Ma questo non è certo la sede per trattare i possibili usi di qualcosa di così speculativo e controverso come una "bit-tax". Lo scopo di questo breve documento è mettere assieme alcune delle ragioni principali sul perchè ci sia, almeno a nostro avviso, un bisogno urgente di investigare la fattibilità di una nuova nozione di tassazione. La nostra speranza non era contraddire i molti "criticasters" ma piuttosto fare riflettere un po' più a lungo quegli utenti di Internet, esperti di comunicazioni o politicanti che hanno respinto l'idea in maniera immediata, spontanea, "cyber-like", su alcune delle argomentazioni qui presentate. Il volume e la velocità delle reazioni ricevute finora non è riuscito a convincerci del fatto che non ci sia una ragione forte per non analizzare la questione. Concordiamo sul fatto che sia necessario modificare la nozione di tassazione, ma deprechiamo fortemente l’idea che nuova forma significhi incrementare il vecchio sistema. Sarebbe interessante studiare forme di recupero dello stipendio nei confronti di coloro che, con idee disastrose per la comunità, danneggiano fortemente il paese. Questa sarebbe una nuova forma di tassazione con il vantaggio che incentiverebbe una reale ponderazione dei problemi anziché il modo di procedere per tentativi.
Il "presidente", dall’alto della sua "sapienza", analizzando solo il volume e la celerità dei pareri negativi ricevuti senza neppure provare a considerarne il contenuto, c’invita ad una riflessione maggiore, perché, secondo la solita logica personale, il risultato non può essere che a favore dell’istituzione di una nuova (vecchia) forma di tassazione.
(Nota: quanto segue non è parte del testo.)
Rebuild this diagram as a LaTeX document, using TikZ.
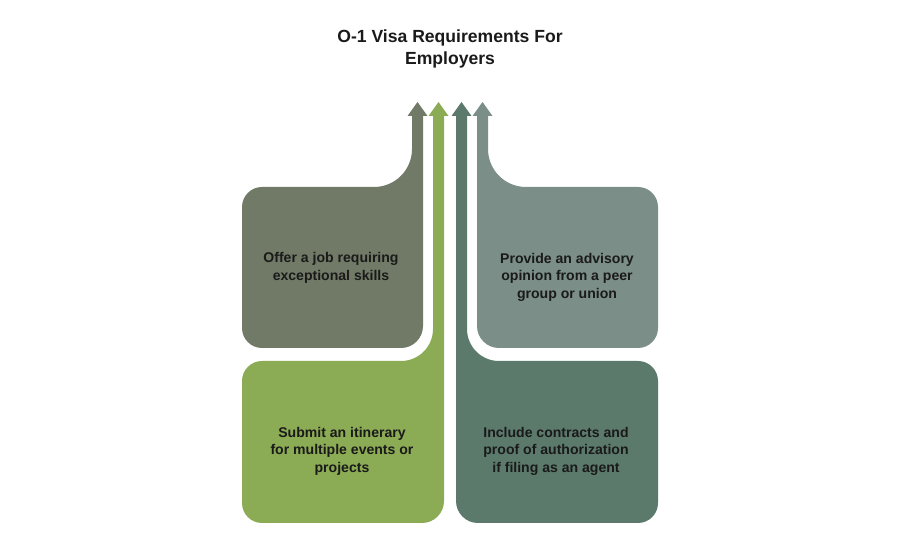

Presunzione? È tipica delle analisi superficiali come quella che c’è stata presentata come "miracolosa" dal "nostro colto presidente".
È quest'ultima affermazione sicuramente molto inquietante. Si sostiene infatti che, nonostante il parere negativo della maggioranza delle persone (regola base della democrazia), la ragione stia sicuramente nelle mani del "presidente" e della "commissione di esperti". Ovviamente nessuno pretende di rendere cosciente il "presidente" sull’inconsistenza della proposta. Se ciò fosse possibile avrebbe già scartato autonomamente l’ipotesi con una semplice analisi più dettagliata (probabilmente ora non farebbe "l’esperto economista" ma qualcosa di cui è realmente esperto o, in mancanza di tale possibilità, di facile apprendimento). Il nostro obiettivo è illustrare ai lettori la scarsa competenza (e ci auguriamo molto che sia così, perchè altrimenti sarebbe malafede, cioè consapevolezza di trattare gli utenti come pecore in grado di bere ogni possibile trucco politico) di coloro che pretendono d’essere le nostre guide nel governo dell’Europa.